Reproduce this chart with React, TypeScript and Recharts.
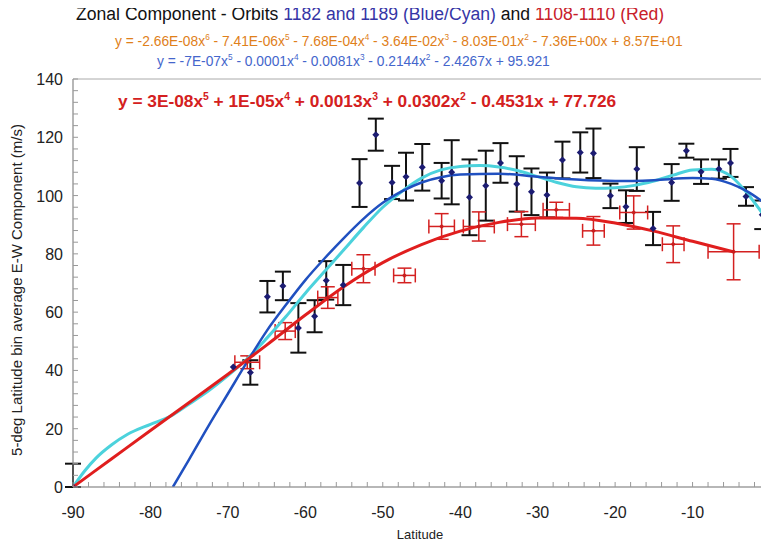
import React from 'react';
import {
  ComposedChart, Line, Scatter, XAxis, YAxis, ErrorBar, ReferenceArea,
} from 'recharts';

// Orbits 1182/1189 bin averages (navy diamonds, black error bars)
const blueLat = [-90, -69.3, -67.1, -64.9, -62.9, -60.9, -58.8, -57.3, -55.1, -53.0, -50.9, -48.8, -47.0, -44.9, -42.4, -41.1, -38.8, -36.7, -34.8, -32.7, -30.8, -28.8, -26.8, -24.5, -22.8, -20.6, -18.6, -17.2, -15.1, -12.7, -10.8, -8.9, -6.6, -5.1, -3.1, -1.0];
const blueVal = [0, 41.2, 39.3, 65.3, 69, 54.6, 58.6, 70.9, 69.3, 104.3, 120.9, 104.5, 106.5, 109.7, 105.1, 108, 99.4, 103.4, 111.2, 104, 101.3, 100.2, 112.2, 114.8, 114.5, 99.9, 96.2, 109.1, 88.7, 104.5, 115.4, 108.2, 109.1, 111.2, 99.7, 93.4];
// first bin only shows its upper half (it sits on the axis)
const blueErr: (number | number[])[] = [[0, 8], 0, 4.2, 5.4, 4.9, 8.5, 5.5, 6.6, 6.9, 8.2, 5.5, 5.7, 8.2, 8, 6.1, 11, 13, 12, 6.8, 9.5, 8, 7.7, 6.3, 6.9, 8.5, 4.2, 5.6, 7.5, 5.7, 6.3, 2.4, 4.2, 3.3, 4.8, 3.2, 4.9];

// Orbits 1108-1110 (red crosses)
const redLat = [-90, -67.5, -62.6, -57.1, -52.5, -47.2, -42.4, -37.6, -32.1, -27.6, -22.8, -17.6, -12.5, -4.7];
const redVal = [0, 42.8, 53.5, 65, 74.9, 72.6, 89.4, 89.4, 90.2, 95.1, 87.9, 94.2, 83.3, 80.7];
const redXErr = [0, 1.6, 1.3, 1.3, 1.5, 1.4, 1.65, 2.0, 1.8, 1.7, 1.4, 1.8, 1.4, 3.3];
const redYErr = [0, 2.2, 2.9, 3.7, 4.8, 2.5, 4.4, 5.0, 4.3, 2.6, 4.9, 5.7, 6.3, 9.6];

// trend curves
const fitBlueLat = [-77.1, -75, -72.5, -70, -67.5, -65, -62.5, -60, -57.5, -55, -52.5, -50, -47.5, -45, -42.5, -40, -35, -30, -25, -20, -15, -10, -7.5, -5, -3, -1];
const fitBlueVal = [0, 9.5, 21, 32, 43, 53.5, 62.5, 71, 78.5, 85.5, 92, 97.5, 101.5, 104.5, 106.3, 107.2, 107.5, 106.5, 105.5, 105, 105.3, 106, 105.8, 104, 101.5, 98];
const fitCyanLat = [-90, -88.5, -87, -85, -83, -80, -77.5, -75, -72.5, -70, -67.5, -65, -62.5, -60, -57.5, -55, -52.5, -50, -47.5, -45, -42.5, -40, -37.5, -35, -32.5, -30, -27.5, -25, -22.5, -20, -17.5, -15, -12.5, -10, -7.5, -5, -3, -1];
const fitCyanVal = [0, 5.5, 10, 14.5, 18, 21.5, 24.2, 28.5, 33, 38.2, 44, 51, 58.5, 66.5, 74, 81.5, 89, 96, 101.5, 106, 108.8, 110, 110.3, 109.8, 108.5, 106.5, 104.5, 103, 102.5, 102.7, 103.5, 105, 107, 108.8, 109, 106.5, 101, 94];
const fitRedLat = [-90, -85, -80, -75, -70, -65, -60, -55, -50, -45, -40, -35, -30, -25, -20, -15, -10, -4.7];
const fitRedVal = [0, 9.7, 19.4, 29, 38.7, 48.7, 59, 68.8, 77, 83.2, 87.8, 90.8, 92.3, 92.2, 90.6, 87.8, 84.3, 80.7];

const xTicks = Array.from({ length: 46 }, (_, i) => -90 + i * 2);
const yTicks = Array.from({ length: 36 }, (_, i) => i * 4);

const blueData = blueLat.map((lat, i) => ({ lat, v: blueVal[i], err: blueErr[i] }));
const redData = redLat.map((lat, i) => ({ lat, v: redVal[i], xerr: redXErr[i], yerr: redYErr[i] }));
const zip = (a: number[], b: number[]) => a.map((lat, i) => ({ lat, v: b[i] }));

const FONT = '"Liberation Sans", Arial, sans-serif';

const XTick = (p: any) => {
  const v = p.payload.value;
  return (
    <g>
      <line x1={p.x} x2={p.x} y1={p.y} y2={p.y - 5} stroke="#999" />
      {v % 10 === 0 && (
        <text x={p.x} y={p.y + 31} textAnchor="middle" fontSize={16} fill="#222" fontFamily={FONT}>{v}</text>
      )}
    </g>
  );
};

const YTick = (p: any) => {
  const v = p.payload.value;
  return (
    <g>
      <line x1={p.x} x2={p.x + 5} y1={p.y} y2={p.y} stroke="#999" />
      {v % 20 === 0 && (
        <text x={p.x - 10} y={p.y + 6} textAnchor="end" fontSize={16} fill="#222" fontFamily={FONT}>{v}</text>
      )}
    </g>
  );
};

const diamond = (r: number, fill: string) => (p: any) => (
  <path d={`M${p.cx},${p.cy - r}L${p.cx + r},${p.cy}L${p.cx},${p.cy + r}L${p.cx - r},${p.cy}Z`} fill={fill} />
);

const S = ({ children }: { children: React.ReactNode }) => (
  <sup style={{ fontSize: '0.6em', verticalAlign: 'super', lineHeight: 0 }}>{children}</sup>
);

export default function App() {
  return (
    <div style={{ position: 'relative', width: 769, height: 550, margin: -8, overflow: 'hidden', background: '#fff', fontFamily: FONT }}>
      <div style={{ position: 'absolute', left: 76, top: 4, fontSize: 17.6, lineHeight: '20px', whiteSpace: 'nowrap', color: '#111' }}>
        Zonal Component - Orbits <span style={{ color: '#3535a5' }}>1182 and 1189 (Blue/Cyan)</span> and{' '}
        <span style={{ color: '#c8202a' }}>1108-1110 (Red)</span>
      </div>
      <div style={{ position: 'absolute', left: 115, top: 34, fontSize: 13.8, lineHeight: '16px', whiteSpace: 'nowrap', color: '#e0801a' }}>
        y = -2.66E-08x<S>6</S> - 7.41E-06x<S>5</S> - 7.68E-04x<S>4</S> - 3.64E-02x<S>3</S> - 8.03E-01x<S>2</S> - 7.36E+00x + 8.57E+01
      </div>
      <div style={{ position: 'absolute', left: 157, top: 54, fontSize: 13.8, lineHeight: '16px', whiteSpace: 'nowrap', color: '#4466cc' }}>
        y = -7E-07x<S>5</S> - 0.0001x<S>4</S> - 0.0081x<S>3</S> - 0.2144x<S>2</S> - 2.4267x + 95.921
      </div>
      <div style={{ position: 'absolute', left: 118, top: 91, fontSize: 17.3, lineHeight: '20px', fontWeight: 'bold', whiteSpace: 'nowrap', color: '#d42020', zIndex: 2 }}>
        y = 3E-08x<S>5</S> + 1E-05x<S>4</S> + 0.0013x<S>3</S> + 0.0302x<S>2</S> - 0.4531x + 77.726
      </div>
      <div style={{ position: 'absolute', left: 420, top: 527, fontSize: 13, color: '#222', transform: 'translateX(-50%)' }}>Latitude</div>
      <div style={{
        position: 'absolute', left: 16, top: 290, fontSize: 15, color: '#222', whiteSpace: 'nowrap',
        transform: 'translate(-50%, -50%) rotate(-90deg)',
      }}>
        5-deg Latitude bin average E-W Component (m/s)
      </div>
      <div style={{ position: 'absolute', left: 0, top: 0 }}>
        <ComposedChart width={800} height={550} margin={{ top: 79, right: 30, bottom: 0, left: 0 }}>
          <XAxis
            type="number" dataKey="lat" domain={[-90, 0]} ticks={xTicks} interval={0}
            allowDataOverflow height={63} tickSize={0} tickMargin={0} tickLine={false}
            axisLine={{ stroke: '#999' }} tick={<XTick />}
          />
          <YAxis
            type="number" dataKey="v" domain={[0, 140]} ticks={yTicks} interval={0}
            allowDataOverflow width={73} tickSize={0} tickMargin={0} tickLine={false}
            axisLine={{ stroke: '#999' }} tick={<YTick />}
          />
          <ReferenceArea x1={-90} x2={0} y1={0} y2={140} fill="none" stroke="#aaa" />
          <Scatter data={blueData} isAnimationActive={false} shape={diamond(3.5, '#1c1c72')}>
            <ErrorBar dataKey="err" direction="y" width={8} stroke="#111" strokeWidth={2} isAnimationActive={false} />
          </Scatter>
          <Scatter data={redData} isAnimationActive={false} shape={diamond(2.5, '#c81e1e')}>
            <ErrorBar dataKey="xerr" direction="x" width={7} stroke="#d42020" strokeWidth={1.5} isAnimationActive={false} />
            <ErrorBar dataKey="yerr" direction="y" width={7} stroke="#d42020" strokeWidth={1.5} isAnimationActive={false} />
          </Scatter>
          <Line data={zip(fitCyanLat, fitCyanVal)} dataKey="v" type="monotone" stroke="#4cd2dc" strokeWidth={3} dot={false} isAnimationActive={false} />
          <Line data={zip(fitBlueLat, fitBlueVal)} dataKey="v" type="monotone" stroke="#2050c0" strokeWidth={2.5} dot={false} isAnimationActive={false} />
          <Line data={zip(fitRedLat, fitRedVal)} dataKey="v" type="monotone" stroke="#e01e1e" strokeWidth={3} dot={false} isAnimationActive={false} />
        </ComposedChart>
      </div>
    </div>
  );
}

═══

Filter for "React". Return all lines that hold it.

Reproduce this chart with React, TypeScript and Recharts.
import React from 'react';
const S = ({ children }: { children: React.ReactNode }) => (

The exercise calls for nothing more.